Lauretta already wrote about how Nathan Phillips wasn’t a Vietnam War veteran, despite original reports. He was in the U.S. Marine Corps from 1972-1976 and never left stateside. Phillips is at the center of a media controversy that has gotten out of control. During the March for Life, a group of students from Covington Catholic High School in Kentucky gathered by the Lincoln Memorial during the March for Life. They were being accosted verbally by a group of Black Hebrew Israelites, an alleged black supremacist and racist group that hurled obscenities at the teenagers. They, in turn, did sports chants to drown out the nonsense, which prompted Phillips, who was part of an Indigenous Peoples March, to approach the group, hoping to intervene and stop things from escalating. There was no controversy, but the kids were wearing Make America Great Again hats. So, of course, the knee-jerk liberal media reaction is that these kids hounded Phillips and chanted, “Build the wall.” All of this is fake news. It never happened.
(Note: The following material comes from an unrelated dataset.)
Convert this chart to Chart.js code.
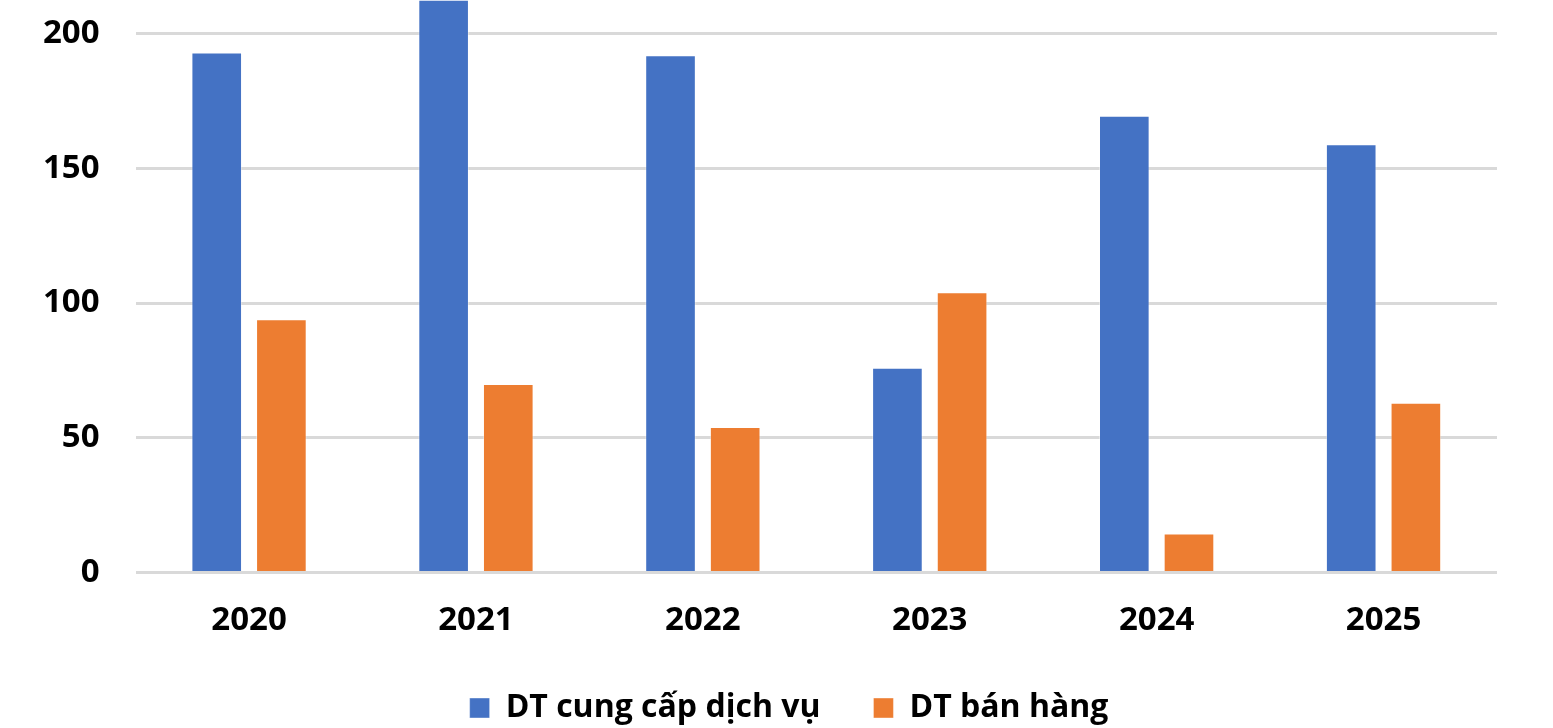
<!DOCTYPE html>
<html>
<head>
<meta charset="utf-8">
<script src="https://cdn.jsdelivr.net/npm/chart.js@4.4.1/dist/chart.umd.min.js"></script>
<style>
  html, body { margin: 0; padding: 0; background: #fff; }
  #wrap { width: 1553px; height: 728px; }
</style>
</head>
<body>
<div id="wrap"><canvas id="mainChart"></canvas></div>
<script>
const years = ["2020", "2021", "2022", "2023", "2024", "2025"];
const dichVu = [193, 230, 192, 76, 169.5, 159];
const banHang = [94, 70, 54, 104, 14.5, 63];
const yTicks = [0, 50, 100, 150, 200];

const font = { family: "'Open Sans', sans-serif", weight: "bold" };

// nudge the legend a bit right, like in the original
const legendShift = {
  id: "legendShift",
  afterLayout(chart) {
    chart.legend.left += 19;
    chart.legend.right += 19;
  },
};

new Chart(document.getElementById("mainChart"), {
  type: "bar",
  data: {
    labels: years,
    datasets: [
      {
        label: "DT cung cấp dịch vụ",
        data: dichVu,
        backgroundColor: "#4472C4",
        borderColor: "rgba(255,255,255,0.4)",
        borderWidth: 1,
        categoryPercentage: 0.57,
        barPercentage: 0.783,
      },
      {
        label: "DT bán hàng",
        data: banHang,
        backgroundColor: "#ED7D31",
        borderColor: "rgba(255,255,255,0.4)",
        borderWidth: 1,
        categoryPercentage: 0.57,
        barPercentage: 0.783,
      },
    ],
  },
  plugins: [legendShift],
  options: {
    responsive: true,
    maintainAspectRatio: false,
    animation: false,
    layout: { padding: { top: 0, right: 56, left: 43, bottom: 0 } },
    scales: {
      x: {
        // invisible tick marks only used as spacing above the year labels
        grid: { display: false, drawTicks: true, tickLength: 30.5 },
        border: { display: false },
        ticks: { color: "#000", font: { ...font, size: 33, lineHeight: 0.025 }, padding: 17.6 },
      },
      y: {
        min: 0,
        max: 212.2,
        afterBuildTicks: (axis) => {
          axis.ticks = yTicks.map((v) => ({ value: v }));
        },
        // tiny lineHeight so the labels don't push the plot area down from the top
        grid: { color: "#d9d9d9", lineWidth: 3, drawTicks: true, tickLength: 36, tickColor: "rgba(0,0,0,0)" },
        border: { display: false },
        ticks: { color: "#000", font: { ...font, size: 33, lineHeight: 0.05 }, padding: 0 },
      },
    },
    plugins: {
      legend: {
        position: "bottom",
        maxHeight: 89,
        labels: {
          color: "#000",
          font: { ...font, size: 32 },
          boxWidth: 20,
          boxHeight: 20,
          padding: 53,
        },
      },
      tooltip: { enabled: false },
    },
  },
});
</script>
</body>
</html>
This story has become a fiasco. Nick Sandmann, the student captured in the video footage of Phillips beating his drum by the students, issued a statement clarifying what happened. Phillips felt like his narrative was stolen, whatever that means. Brick after brick of the original reporting from the anti-Trump opposition press has been refuted. Now, after the Vietnam veteran angle was blown up, we know a little more about his military service. Over at RedState, Jennifer Van Laar wrote about his DD-214 form that further refutes what he did while in the service. For starters, he was AWOL a lot working as a refrigerator repairman:

He enlisted under Nathaniel Richard Stanard, an “adopted” name, according to the DD-214, but his birth name was Nathaniel Phillips. He enlisted in the Marine Corps Reserves, serving from 1972 to 1976. He never left the United States during his service in Lincoln, NE, and El Toro, CA, and was discharged as a private.

Now, I’m not the military expert that Streiff is, but during my years living near Fort Bragg and Camp Lejeune I came in contact with quite a few soldiers and Marines. My understanding is that it takes a special talent – of the “I don’t really want to do any work” type – to not promote beyond private in four years. (I’m sure I will be corrected in the comments if my take is incorrect.)

Also, his duty status lists “discharged,” not “honorably discharged.” That could have to do with his multiple stints in confinement after being AWOL.